Last June, the nation grieved after a head-on collision killed five young women on their way to a lakeside cottage in upstate New York to celebrate their recent high school graduation. Later, police said a cell phone belonging to the driver had sent and received text messages just 38 seconds before the first 911 call reported the accident. No one knows whether the driver or the passenger was using the phone.

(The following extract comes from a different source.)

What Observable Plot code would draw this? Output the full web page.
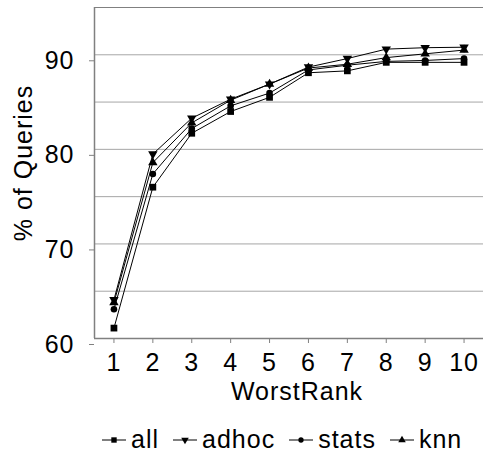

It is unclear exactly how much of the economic cost of car accidents - currently at 230 billion annually in the United States-can be attributed to distracted driving. That's because not all accidents are reported, and drivers involved in the accidents are reluctant to admit they were changing CDs or putting on makeup. But NTHSA estimates that driver distraction contributes to 25 percent of all reported accidents, and that is a low-end figure according to Bill Windsor fo the Office of Safety at Nationwide Insurance. In this day and time, people have a lot to do and so little time to have that it is natural that they become multitaskers. It becomes so natural that they carry it over into driving. But driving a car requires focus and attention, so multitasking puts you and others in danger when driving your car.

Survey results often show admissions of shaving legs, ate a taco, put on makeup and drank alcohol. While others show woman bottle-fed her baby-In the backseat!- while driving.

Think you have heard enough? after a multicar pileup on Seattle Interstate 5 caused by a driver using a PDA, The Seattle times asked the readers to email their riskiest behind-the-wheel behavior. No one was quite prepared for the woman who makes coleslaw while driving. She explained that it was her signature dish to take to picnics and she was always running late. Not to worry, she buys pre-shredded cabbage, waits for a stop light or room between the car in the front then whips it up.

The stories may shock you, and yet many people do not think about the dangers.

Are you waiting for an accident to convince you otherwise?